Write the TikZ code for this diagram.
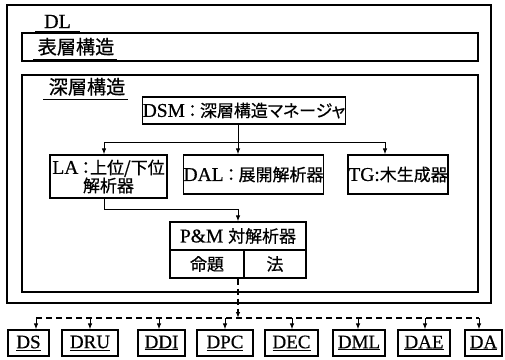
\documentclass[tikz,border=0pt]{standalone}
\usepackage{fontspec}
\setmainfont[FakeBold=0.6]{Liberation Serif}
\newfontfamily\jp[Scale=0.87,RawFeature=+palt,FakeBold=0.6]{Noto Sans CJK JP}
\newfontfamily\jpt[Scale=0.87,FakeBold=0.6]{Noto Sans CJK JP}
\usetikzlibrary{arrows.meta,calc}
\begin{document}
\begin{tikzpicture}[x=1pt,y=-1pt,
  frame/.style={draw,line width=1.4pt},
  box/.style={draw,line width=1.2pt,inner sep=0pt,align=center,font=\fontsize{19.5}{19}\selectfont},
  bbox/.style={draw,line width=1.2pt,inner sep=0pt,minimum height=26pt,font=\fontsize{19}{20}\selectfont},
  ttl/.style={anchor=base,inner sep=0pt,font=\fontsize{22}{22}\selectfont},
  ln/.style={line width=1pt},
  arr/.style={ln,-{Latex[length=6pt,width=4.5pt]}},
  dsh/.style={line width=1.2pt,dash pattern=on 6pt off 4pt}]
\useasboundingbox (0,0) rectangle (505,359);
% frames
\draw[frame] (7,5) rectangle (491,303);
\draw[frame] (22,33) rectangle (478,61);
\draw[frame] (22,75) rectangle (478,292);
% titles
\node[ttl,font=\fontsize{20}{20}\selectfont] (tdl) at (57.5,28) {DL};
\draw[ln] (35,31) -- (80,31);
\node[ttl] (tsurf) at (76,54) {\jpt 表層構造};
\draw[ln] (33,59) -- (117,59);
\node[ttl] (tdeep) at (87,94) {\jpt 深層構造};
\draw[ln] (43,99) -- (128,99);
% boxes
\node[box,minimum width=198pt,minimum height=27pt] (dsm) at (244,110.5) {DSM\,{\jp ：}\,{\jp 深層構造マネージャ}};
\node[box,minimum width=117pt,minimum height=43pt] (la) at (108.5,176.5) {LA\,{\jp ：上位/下位}\\[-1pt]{\jp 解析器}};
\node[box,minimum width=139pt,minimum height=39pt] (dal) at (253.5,174.5) {DAL\,{\jp ：}\,{\jp 展開解析器}};
\node[box,minimum width=100pt,minimum height=39pt] (tg) at (398,174.5) {TG:{\jp 木生成器}};
\node[box,minimum width=136pt,minimum height=28pt] (pm) at (238,236) {P\&M {\jp 対解析器}};
\node[box,minimum width=74pt,minimum height=28pt] (mt) at (207,264) {\jp 命題};
\node[box,minimum width=62pt,minimum height=28pt] (ho) at (275,264) {\jp 法};
% bus from DSM
\coordinate (busL) at (104,142);
\coordinate (busM) at (238,142);
\coordinate (busR) at (385,142);
\draw[ln] (dsm.south -| busM) -- (busM);
\draw[ln] (busL) -- (busR);
\draw[arr] (busL) -- (busL |- la.north);
\draw[arr] (busM) -- (busM |- dal.north);
\draw[arr] (busR) -- (busR |- tg.north);
% LA to P&M
\coordinate (lab) at (104,209);
\draw[arr] (lab |- la.south) -- (lab) -- (lab -| pm.north) -- (pm.north);
% bottom boxes
\node[bbox,minimum width=41pt] (ds) at (28.5,343) {\underline{DS}};
\node[bbox,minimum width=56pt] (dru) at (90,343) {\underline{DRU}};
\node[bbox,minimum width=47pt] (ddi) at (161.5,343) {\underline{DDI}};
\node[bbox,minimum width=56pt] (dpc) at (225,343) {\underline{DPC}};
\node[bbox,minimum width=53pt] (dec) at (291.5,343) {\underline{DEC}};
\node[bbox,minimum width=52pt] (dml) at (359,343) {\underline{DML}};
\node[bbox,minimum width=52pt] (dae) at (424,343) {\underline{DAE}};
\node[bbox,minimum width=37pt] (da) at (483.5,343) {\underline{DA}};
% dashed distribution
\coordinate (j) at (238,318);
\coordinate (a1) at (36,318);
\coordinate (a2) at (90,318);
\coordinate (a3) at (159,318);
\coordinate (a4) at (225,318);
\coordinate (a5) at (292,318);
\coordinate (a6) at (358,318);
\coordinate (a7) at (425,318);
\coordinate (a8) at (479,318);
\draw[dsh,-{Latex[length=6pt,width=4.5pt]}] (mt.south -| j) -- (j);
\draw[dsh] (a1) -- (a8);
\foreach \a/\b in {a1/ds,a2/dru,a3/ddi,a4/dpc,a5/dec,a6/dml,a7/dae,a8/da}
  \draw[arr] (\a) -- (\a |- \b.north);
\end{tikzpicture}
\end{document}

Problem to solve:
Copy the material above exactly and drop the pictures.

Written response:
Write the TikZ code for this diagram.
\documentclass[tikz,border=0pt]{standalone}
\usepackage{fontspec}
\setmainfont[FakeBold=0.6]{Liberation Serif}
\newfontfamily\jp[Scale=0.87,RawFeature=+palt,FakeBold=0.6]{Noto Sans CJK JP}
\newfontfamily\jpt[Scale=0.87,FakeBold=0.6]{Noto Sans CJK JP}
\usetikzlibrary{arrows.meta,calc}
\begin{document}
\begin{tikzpicture}[x=1pt,y=-1pt,
  frame/.style={draw,line width=1.4pt},
  box/.style={draw,line width=1.2pt,inner sep=0pt,align=center,font=\fontsize{19.5}{19}\selectfont},
  bbox/.style={draw,line width=1.2pt,inner sep=0pt,minimum height=26pt,font=\fontsize{19}{20}\selectfont},
  ttl/.style={anchor=base,inner sep=0pt,font=\fontsize{22}{22}\selectfont},
  ln/.style={line width=1pt},
  arr/.style={ln,-{Latex[length=6pt,width=4.5pt]}},
  dsh/.style={line width=1.2pt,dash pattern=on 6pt off 4pt}]
\useasboundingbox (0,0) rectangle (505,359);
% frames
\draw[frame] (7,5) rectangle (491,303);
\draw[frame] (22,33) rectangle (478,61);
\draw[frame] (22,75) rectangle (478,292);
% titles
\node[ttl,font=\fontsize{20}{20}\selectfont] (tdl) at (57.5,28) {DL};
\draw[ln] (35,31) -- (80,31);
\node[ttl] (tsurf) at (76,54) {\jpt 表層構造};
\draw[ln] (33,59) -- (117,59);
\node[ttl] (tdeep) at (87,94) {\jpt 深層構造};
\draw[ln] (43,99) -- (128,99);
% boxes
\node[box,minimum width=198pt,minimum height=27pt] (dsm) at (244,110.5) {DSM\,{\jp ：}\,{\jp 深層構造マネージャ}};
\node[box,minimum width=117pt,minimum height=43pt] (la) at (108.5,176.5) {LA\,{\jp ：上位/下位}\\[-1pt]{\jp 解析器}};
\node[box,minimum width=139pt,minimum height=39pt] (dal) at (253.5,174.5) {DAL\,{\jp ：}\,{\jp 展開解析器}};
\node[box,minimum width=100pt,minimum height=39pt] (tg) at (398,174.5) {TG:{\jp 木生成器}};
\node[box,minimum width=136pt,minimum height=28pt] (pm) at (238,236) {P\&M {\jp 対解析器}};
\node[box,minimum width=74pt,minimum height=28pt] (mt) at (207,264) {\jp 命題};
\node[box,minimum width=62pt,minimum height=28pt] (ho) at (275,264) {\jp 法};
% bus from DSM
\coordinate (busL) at (104,142);
\coordinate (busM) at (238,142);
\coordinate (busR) at (385,142);
\draw[ln] (dsm.south -| busM) -- (busM);
\draw[ln] (busL) -- (busR);
\draw[arr] (busL) -- (busL |- la.north);
\draw[arr] (busM) -- (busM |- dal.north);
\draw[arr] (busR) -- (busR |- tg.north);
% LA to P&M
\coordinate (lab) at (104,209);
\draw[arr] (lab |- la.south) -- (lab) -- (lab -| pm.north) -- (pm.north);
% bottom boxes
\node[bbox,minimum width=41pt] (ds) at (28.5,343) {\underline{DS}};
\node[bbox,minimum width=56pt] (dru) at (90,343) {\underline{DRU}};
\node[bbox,minimum width=47pt] (ddi) at (161.5,343) {\underline{DDI}};
\node[bbox,minimum width=56pt] (dpc) at (225,343) {\underline{DPC}};
\node[bbox,minimum width=53pt] (dec) at (291.5,343) {\underline{DEC}};
\node[bbox,minimum width=52pt] (dml) at (359,343) {\underline{DML}};
\node[bbox,minimum width=52pt] (dae) at (424,343) {\underline{DAE}};
\node[bbox,minimum width=37pt] (da) at (483.5,343) {\underline{DA}};
% dashed distribution
\coordinate (j) at (238,318);
\coordinate (a1) at (36,318);
\coordinate (a2) at (90,318);
\coordinate (a3) at (159,318);
\coordinate (a4) at (225,318);
\coordinate (a5) at (292,318);
\coordinate (a6) at (358,318);
\coordinate (a7) at (425,318);
\coordinate (a8) at (479,318);
\draw[dsh,-{Latex[length=6pt,width=4.5pt]}] (mt.south -| j) -- (j);
\draw[dsh] (a1) -- (a8);
\foreach \a/\b in {a1/ds,a2/dru,a3/ddi,a4/dpc,a5/dec,a6/dml,a7/dae,a8/da}
  \draw[arr] (\a) -- (\a |- \b.north);
\end{tikzpicture}
\end{document}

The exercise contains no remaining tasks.